- 12
Johann Zoffany R.A. 1733-1810
Description
- Johann Zoffany R.A.
- Portrait of John Yorke and Colonel Coore
- oil on canvas
Provenance
Literature
Lady Victoria Manners and G.C. Williamson, John Zoffany R.A., 1920, pp. 157, 246, illus. opposite p. 230;
Anne Ashley Cooper, Yorke Country, 1988, p.166, illus. pt. 29 and on the cover (a copy of this book is included with the lot)
Catalogue Note
This fine conversation piece was painted by Zoffany in circa 1769. It shows two friends fishing on the banks of the river Nidd in North Yorkshire. Seated to the right with his dog is John Yorke (1733-1813), who owned substantial estates in the area and who commissioned the picture. To his left is his friend Thomas Coore in the uniform of the 54th Foot, which he had joined as a lieutenant in 1764. In his fishing net is a perch, which has just been caught from the river Nidd.
The Yorkes were a distinguished Yorkshire family, whose roots in the country go back to the fifteenth century. Sir Richard Yorke (c.1435-1498) was a prominent merchant, who was knighted by Henry VII and became Lord Mayor of the City of York and Mayor of the Staple at Calais (a post which involved control of the important trade in the city). His grandson Sir John Yorke (c.1490-1568) lived in London, where he traded prosperously and was one of the ‘merchant adventurers to Moscovy’. He was knighted by Edward VI in 1549, and was made Master of the Royal Mint. He began a four hundred year association between the Yorke family and Nidderdale when, in 1547, he purchased an estate there. His descendant John Yorke, the sitter in the present picture, was the son of Thomas Yorke (1688-1768), M.P. for Richmond, and his wife Abigail, daughter of William Andrews of Barneshall in Worcestershire. He was brought up at Hatton Gardens in London and at the family’s house at Helperby in Yorkshire, and was educated at Kingston-on-Thames and at Clare Hall, Cambridge. In 1763 he married the beautiful Sophia, daughter of Sir John Glynne Bt. of Hawarden Castle. They had met whilst he was at Cambridge, though his father forced him to wait until he was thirty before they married. Following the death of their daughter in 1764, they travelled to Spain and Portugal in an attempt to enable Sophia to recover her health, but she died on board ship on the way back to England and was buried at Falmouth in 1766. John Yorke remained a widower for three years and it was in this period that the present portrait was painted.
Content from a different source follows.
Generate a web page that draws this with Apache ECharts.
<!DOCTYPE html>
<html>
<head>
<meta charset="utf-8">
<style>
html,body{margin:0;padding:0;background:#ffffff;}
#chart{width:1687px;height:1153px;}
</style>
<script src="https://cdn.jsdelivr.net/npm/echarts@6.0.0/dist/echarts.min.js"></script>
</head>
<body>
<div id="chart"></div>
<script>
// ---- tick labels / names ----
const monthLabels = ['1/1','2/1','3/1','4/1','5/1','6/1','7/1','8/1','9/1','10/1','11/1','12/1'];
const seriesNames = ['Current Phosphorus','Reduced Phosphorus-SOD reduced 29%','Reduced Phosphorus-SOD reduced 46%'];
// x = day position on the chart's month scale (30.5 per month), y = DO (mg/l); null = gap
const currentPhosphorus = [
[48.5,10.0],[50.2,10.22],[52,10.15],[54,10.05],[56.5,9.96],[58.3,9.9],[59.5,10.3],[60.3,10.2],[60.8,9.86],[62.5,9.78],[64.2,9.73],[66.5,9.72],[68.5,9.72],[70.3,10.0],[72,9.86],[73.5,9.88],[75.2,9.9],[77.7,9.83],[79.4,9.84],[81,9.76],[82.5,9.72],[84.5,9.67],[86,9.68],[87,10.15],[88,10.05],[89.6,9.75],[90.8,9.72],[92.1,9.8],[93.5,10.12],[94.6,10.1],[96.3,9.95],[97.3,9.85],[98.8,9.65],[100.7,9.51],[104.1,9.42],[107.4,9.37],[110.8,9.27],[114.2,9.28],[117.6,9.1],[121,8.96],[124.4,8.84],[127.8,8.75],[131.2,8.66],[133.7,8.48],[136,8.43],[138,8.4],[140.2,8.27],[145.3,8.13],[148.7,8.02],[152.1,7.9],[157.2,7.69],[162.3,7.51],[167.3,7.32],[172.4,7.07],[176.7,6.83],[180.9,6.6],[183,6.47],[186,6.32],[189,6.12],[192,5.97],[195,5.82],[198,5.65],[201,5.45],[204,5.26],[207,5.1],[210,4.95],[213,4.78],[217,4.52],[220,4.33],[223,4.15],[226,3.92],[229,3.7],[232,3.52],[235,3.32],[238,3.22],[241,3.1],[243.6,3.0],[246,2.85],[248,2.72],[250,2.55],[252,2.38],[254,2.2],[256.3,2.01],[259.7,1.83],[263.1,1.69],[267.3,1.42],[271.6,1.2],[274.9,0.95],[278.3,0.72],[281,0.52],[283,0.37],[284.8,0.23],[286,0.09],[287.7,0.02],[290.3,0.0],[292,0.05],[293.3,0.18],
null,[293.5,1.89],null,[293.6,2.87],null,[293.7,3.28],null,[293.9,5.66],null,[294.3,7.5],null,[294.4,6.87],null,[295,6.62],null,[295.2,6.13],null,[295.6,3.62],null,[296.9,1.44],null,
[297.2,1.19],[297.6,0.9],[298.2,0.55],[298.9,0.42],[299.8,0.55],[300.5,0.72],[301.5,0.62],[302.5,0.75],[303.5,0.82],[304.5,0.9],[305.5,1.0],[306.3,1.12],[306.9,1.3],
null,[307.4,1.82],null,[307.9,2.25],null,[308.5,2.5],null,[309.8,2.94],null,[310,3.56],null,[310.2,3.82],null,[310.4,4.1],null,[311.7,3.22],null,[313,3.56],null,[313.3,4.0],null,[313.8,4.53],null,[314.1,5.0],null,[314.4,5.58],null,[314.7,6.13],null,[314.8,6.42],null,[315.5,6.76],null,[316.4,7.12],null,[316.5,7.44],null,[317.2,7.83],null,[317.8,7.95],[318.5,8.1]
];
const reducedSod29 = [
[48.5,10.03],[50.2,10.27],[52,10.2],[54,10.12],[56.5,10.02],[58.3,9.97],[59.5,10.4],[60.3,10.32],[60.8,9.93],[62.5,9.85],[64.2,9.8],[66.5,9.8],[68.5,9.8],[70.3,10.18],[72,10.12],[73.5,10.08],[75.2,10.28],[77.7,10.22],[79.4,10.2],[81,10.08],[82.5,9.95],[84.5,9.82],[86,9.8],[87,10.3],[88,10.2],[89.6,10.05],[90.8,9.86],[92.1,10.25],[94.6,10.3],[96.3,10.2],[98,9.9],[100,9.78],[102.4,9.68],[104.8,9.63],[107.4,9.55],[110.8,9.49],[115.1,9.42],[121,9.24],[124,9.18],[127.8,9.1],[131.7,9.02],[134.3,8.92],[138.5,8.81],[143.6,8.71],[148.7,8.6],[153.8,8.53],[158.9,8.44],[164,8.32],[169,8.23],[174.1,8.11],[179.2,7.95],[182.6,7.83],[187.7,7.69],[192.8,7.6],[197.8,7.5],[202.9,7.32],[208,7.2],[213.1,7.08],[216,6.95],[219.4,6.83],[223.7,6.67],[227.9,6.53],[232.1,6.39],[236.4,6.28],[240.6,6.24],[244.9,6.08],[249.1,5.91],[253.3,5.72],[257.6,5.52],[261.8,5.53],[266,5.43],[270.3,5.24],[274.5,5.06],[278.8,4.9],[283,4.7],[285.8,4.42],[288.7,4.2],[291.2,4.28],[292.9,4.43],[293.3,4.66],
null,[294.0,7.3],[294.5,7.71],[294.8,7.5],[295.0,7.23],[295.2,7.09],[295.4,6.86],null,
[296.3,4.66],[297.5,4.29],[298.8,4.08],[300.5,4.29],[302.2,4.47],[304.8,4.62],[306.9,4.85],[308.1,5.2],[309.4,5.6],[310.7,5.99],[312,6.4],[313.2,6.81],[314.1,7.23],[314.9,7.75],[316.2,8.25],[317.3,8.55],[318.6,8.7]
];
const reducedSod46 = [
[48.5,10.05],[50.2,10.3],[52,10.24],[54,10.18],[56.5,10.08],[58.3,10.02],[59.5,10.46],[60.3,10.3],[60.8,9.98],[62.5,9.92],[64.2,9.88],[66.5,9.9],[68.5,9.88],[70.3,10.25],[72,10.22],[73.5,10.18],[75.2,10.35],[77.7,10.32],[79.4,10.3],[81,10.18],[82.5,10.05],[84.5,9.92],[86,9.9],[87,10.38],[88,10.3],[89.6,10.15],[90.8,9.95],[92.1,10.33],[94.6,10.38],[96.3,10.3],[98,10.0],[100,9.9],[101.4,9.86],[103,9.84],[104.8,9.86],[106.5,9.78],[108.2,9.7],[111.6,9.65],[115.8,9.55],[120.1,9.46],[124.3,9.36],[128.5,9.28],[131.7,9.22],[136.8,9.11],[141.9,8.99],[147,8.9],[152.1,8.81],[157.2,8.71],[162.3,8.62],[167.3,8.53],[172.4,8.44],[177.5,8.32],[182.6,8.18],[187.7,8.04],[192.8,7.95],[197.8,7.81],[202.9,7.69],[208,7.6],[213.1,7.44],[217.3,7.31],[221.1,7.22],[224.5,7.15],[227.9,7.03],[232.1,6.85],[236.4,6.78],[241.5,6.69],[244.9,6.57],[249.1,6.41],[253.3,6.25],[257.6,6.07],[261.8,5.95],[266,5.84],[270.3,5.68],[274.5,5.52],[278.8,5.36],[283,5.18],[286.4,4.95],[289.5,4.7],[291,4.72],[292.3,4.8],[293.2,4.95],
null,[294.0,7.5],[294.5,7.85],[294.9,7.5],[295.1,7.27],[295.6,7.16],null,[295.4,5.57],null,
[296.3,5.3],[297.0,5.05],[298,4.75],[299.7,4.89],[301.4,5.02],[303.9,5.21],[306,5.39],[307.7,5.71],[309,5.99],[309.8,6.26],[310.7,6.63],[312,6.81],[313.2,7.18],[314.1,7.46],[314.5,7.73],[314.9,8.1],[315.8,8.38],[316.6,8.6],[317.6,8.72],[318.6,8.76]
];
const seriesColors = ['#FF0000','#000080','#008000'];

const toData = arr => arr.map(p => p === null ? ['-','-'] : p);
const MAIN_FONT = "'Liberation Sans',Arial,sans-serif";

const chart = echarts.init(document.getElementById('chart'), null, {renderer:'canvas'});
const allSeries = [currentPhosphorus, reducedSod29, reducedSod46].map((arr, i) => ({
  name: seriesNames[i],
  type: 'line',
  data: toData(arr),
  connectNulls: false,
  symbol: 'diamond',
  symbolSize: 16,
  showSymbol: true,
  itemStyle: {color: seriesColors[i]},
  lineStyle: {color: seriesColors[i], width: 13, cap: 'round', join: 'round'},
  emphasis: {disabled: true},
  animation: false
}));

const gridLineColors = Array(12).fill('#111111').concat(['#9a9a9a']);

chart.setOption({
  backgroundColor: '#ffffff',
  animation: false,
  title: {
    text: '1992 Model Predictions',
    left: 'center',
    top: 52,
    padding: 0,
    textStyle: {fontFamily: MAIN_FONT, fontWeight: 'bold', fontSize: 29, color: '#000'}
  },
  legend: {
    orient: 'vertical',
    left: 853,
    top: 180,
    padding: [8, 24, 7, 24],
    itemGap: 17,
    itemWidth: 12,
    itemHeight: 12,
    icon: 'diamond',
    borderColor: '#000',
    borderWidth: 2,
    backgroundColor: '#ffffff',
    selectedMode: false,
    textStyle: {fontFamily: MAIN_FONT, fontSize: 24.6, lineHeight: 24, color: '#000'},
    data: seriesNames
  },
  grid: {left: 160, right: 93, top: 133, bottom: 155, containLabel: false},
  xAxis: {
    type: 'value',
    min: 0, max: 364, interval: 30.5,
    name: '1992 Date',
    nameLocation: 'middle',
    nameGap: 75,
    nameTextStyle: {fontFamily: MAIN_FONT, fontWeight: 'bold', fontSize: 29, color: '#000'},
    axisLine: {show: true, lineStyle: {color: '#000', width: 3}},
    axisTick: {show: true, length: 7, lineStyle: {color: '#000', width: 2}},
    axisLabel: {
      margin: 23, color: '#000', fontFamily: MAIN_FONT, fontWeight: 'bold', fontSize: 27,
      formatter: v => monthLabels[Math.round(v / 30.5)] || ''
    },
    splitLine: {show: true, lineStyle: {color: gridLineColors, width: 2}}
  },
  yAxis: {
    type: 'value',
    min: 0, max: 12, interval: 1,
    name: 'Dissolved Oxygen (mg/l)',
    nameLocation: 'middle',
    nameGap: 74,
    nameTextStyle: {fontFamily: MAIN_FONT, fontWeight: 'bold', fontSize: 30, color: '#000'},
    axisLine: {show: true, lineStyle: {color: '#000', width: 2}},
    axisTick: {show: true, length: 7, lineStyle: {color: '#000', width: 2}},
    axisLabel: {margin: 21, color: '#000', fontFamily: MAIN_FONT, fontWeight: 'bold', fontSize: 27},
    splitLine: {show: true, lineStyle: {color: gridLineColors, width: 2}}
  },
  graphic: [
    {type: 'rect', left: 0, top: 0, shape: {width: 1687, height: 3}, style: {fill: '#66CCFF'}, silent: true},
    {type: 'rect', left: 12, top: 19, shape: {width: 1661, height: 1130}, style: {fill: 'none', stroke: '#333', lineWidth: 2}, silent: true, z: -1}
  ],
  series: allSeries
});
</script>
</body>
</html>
In 1769 he married Elizabeth Woodstock, daughter of Peter Campbell of Kilmory, Argyllshire and of Fish River, Hanover, Jamaica. They lived mainly at The Green, the Yorke’s house in Richmond, and at Bewerley Hall in Nidderdale overlooking the river Nidd (see fig.1). Yorke added the two East Towers to Bewerley Hall, as well as a morning room and a room above it, built a folly on the top of a hill near Guisecliffe, and laid out walks in Ravensgill and Fishpond wood. He was a philanthropist, known locally as ‘The Poor Mans’ Friend’, and was generous in his assistance with local education. In 1767, he became a Commissioner in charge of the navigation of the river Ure, which was made navigable in order to move coal to the port of Boroughbridge.
His friend Thomas Coore came from a prominent Liverpool family, his grandfather being Thomas Coore an Alderman of the City. His military career began in 1760 when he was commissioned Lieutenant in Captain Alexander Wood’s independent Company, later amalgamated to form Sir Charles Grey’s 98th Foot. In 1764 he became Lieutenant in the 54th Foot, rising to Captain in 1770, Major in 1778 and Lieutenant Colonel in 1780. Judging by his uniform, he was painted by Zoffany as a Lieutenant. He died in 1821 without issue, and his property passed to his nephew Colonel Forster Lechmere Coore (1780-1837), who had married Harriet Gale in 1816. Through this marriage he inherited Scruton Hall and its estates, situated close to Bewerley.